Voldoende vloeistof toedienen, daar hypotensie gerelateerd aan vochtdepletie is waargenomen.

Pulmonale aandoeningen: bij koorts, hoest, dyspneu of andere respiratoire symptomen een X-thorax maken; bij tekenen van longinfiltratie de patiënt nauwkeurig volgen en zo nodig de behandeling staken.

Bij lichte tot matige nier-, lever- of beenmergfunctiestoornissen deze tijdens behandeling nauwgezet controleren.

Leverfunctie, tijdens de behandeling: bij optreden van afwijkende leverfunctie deze nauwkeurig volgen, de behandeling staken bij verergering van de symptomen. Indien bij de behandeling van hepatitis de ALAT-waarde toeneemt tot ≥ 2× de beginwaarde, dan mag de behandeling worden voortgezet, tenzij symptomen van leverfalen optreden. Tijdens deze verhoging van ALAT, deze elke 2 weken bepalen, en tevens de protrombinetijd en de waarden alkalische fosfatase, albumine en bilirubine. Veranderingen in serumtransaminasewaarden worden gezien bij ongeveer de helft van de patiënten met chronisch actieve hepatitis B, dit duidt gewoonlijk op een verbetering.

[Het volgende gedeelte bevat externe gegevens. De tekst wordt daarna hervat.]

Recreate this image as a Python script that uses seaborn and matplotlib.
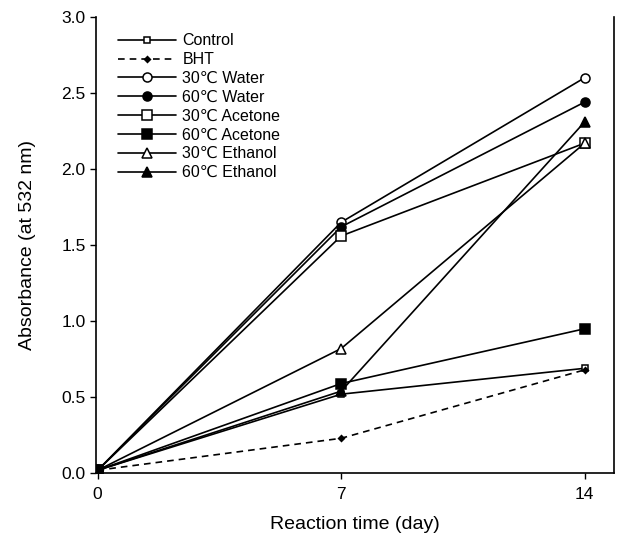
import pandas as pd
import matplotlib
matplotlib.use("Agg")
import matplotlib.pyplot as plt
import seaborn as sns

# Reaction time (day) and absorbance at 532 nm
days = [0, 7, 14]
control = [0.02, 0.52, 0.69]
bht = [0.02, 0.23, 0.68]
water_30 = [0.02, 1.65, 2.60]
water_60 = [0.02, 1.62, 2.44]
acetone_30 = [0.02, 1.56, 2.17]
acetone_60 = [0.02, 0.59, 0.95]
ethanol_30 = [0.02, 0.82, 2.17]
ethanol_60 = [0.02, 0.54, 2.31]

labels = ["Control", "BHT", "30\u2103 Water", "60\u2103 Water",
          "30\u2103 Acetone", "60\u2103 Acetone", "30\u2103 Ethanol", "60\u2103 Ethanol"]
series = [control, bht, water_30, water_60, acetone_30, acetone_60, ethanol_30, ethanol_60]

df = pd.concat([pd.DataFrame({"day": days, "absorbance": vals, "sample": lab})
                for lab, vals in zip(labels, series)], ignore_index=True)

# marker, fill, size, linestyle
styles = {
    "Control": ("s", "white", 4, "-"),
    "BHT": ("D", "black", 3, (0, (4, 3))),
    "30\u2103 Water": ("o", "white", 6.5, "-"),
    "60\u2103 Water": ("o", "black", 6.5, "-"),
    "30\u2103 Acetone": ("s", "white", 6.5, "-"),
    "60\u2103 Acetone": ("s", "black", 6.5, "-"),
    "30\u2103 Ethanol": ("^", "white", 7.5, "-"),
    "60\u2103 Ethanol": ("^", "black", 7.5, "-"),
}

sns.set_style("ticks")
plt.rcParams['font.family'] = ['Liberation Sans', 'DejaVu Sans']
plt.rcParams['text.color'] = 'black'
plt.rcParams['axes.labelcolor'] = 'black'
plt.rcParams['xtick.color'] = 'black'
plt.rcParams['ytick.color'] = 'black'

fig = plt.figure(figsize=(6.23, 5.44), dpi=100)
ax = fig.add_axes([0.154, 0.13, 0.832, 0.839])

for lab in labels:
    m, fc, ms, ls = styles[lab]
    sub = df[df["sample"] == lab]
    sns.lineplot(data=sub, x="day", y="absorbance", ax=ax, color="black", linestyle=ls,
                 linewidth=1.2, marker=m, markersize=ms, markerfacecolor=fc,
                 markeredgecolor="black", markeredgewidth=1.1, label=lab)

ax.set_xlim(-0.05, 14.85)
ax.set_ylim(0, 3.0)
ax.set_xticks(days)
ax.set_yticks([0.0, 0.5, 1.0, 1.5, 2.0, 2.5, 3.0])
ax.set_yticklabels(["0.0", "0.5", "1.0", "1.5", "2.0", "2.5", "3.0"])
ax.tick_params(axis="both", labelsize=12.5, length=4, width=1)
ax.tick_params(axis="x", pad=6)
ax.set_xlabel("Reaction time (day)", fontsize=14, labelpad=10)
ax.set_ylabel("Absorbance (at 532 nm)", fontsize=14, labelpad=18)

for side in ["left", "bottom", "right"]:
    ax.spines[side].set_color("black")
    ax.spines[side].set_linewidth(1.2)
ax.spines["top"].set_visible(False)

ax.legend(loc="upper left", frameon=False, fontsize=11.5, handlelength=3.6,
          numpoints=1, labelspacing=0.24, handletextpad=0.4,
          bbox_to_anchor=(0.025, 0.985), borderaxespad=0.2)

fig.savefig("out.png", dpi=100)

Schildklierafwijkingen: voor chronische hepatitis C behandelde patiënten kunnen in zeldzame gevallen een schildklierafwijking ontwikkelen. Met conventionele therapie is deze onder controle te brengen. Vóór behandeling van chronische hepatitis C, de TSH-spiegels controleren en pas aan de behandeling beginnen als deze spiegels binnen de normale grenzen liggen. Indien tijdens de behandeling schildklierafwijkingen optreden, kan de behandeling worden voortgezet zolang de TSH-spiegels binnen de normale grenzen kunnen worden gehouden. Bij kinderen en adolescenten om de drie maanden controleren op tekenen van schildklierfunctiestoornissen.

Bij patiënten met chronische hepatitis B of C die tevens zijn geïnfecteerd met humaan immunodeficiëntievirus (HIV) of die hemodialyse ondergaan is de werkzaamheid niet aangetoond.

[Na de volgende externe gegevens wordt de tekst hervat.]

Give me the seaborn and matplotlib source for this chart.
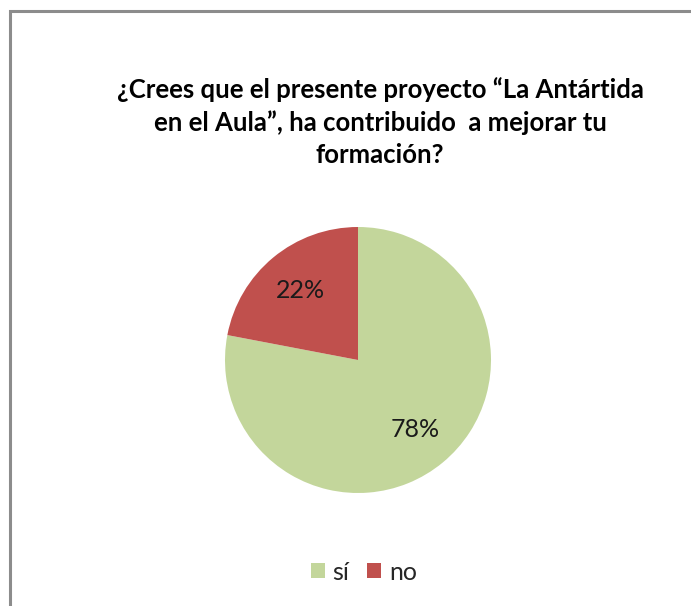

Oogafwijkingen: bij optreden van visusstoornissen of andere oftalmologische symptomen tijdens de behandeling, is een oogonderzoek aangewezen. Periodiek oogonderzoek uitvoeren bij afwijkingen die samen kunnen hangen met retinopathie (diabetes mellitus of retinopathie).

Mondhygiëne: een droge mond kan schadelijke effecten hebben op tanden en slijmvliezen van de mond; dentale en periodontale stoornissen kunnen zo leiden tot tandverlies. Patiënten tweemaal per dag de tanden laten poetsen en regelmatig een tandonderzoek laten uitvoeren. Na braken de mond grondig spoelen.

Overgevoeligheid: Bij optreden van acute overgevoeligheidsreacties de behandeling staken.

Kinderen: De ervaring bij patiënten jonger dan 18 jaar is beperkt. Waar mogelijk kinderen ná de puberale groeispurt behandelen voor hepatitis C, omdat in combinatie met ribavirine gewichtsverlies en groeiremming vaak vóórkomen. Bij behandeling wordt aanbevolen de groei te volgen.

Auto-immuunstoornissen: bij aanleg voor het ontwikkelen van auto-immuunstoornissen kunnen tijdens behandeling frequenter klinische manifestaties van auto-immuunziekten optreden door de ontwikkeling van verschillende auto-antilichamen. Preliminaire gegevens suggereren een verband tussen gebruik interferon α en een verhoogde afstoting van (lever- en nier)transplantaten.

Overdosering

Therapie
symptomatisch. Er is geen specifiek antidotum.

Neem voor informatie over een vergiftiging met interferon alfa-2b contact op met het Nationaal Vergiftigingen Informatie Centrum.

Eigenschappen

Eiwit bestaande uit 165 aminozuren, bereid via recombinant DNA-technologie, waarbij gebruik is gemaakt van een genetisch gemanipuleerde Escherichia coli-stam. Interferon gaat een specifieke binding aan met receptoren op de celmembraan. Men veronderstelt dat een complexe reeks intracellulaire reacties, althans gedeeltelijk, verantwoordelijk is voor de onderdrukking van virusreplicatie in virusgeïnfecteerde cellen, celproliferatie en immunomodulerende activiteiten, zoals verhoging van de fagocytose door macrofagen en toename van de specifieke cytotoxiciteit van lymfocyten voor target-cellen.

Kinetische gegevens

T max3–12 uur na lage doses, 6–8 uur na hoge doses.
Metaboliseringin de nieren.
T 1/2els.c. 2–3 uur, i.m. 6–7 uur, met grote interindividuele verschillen.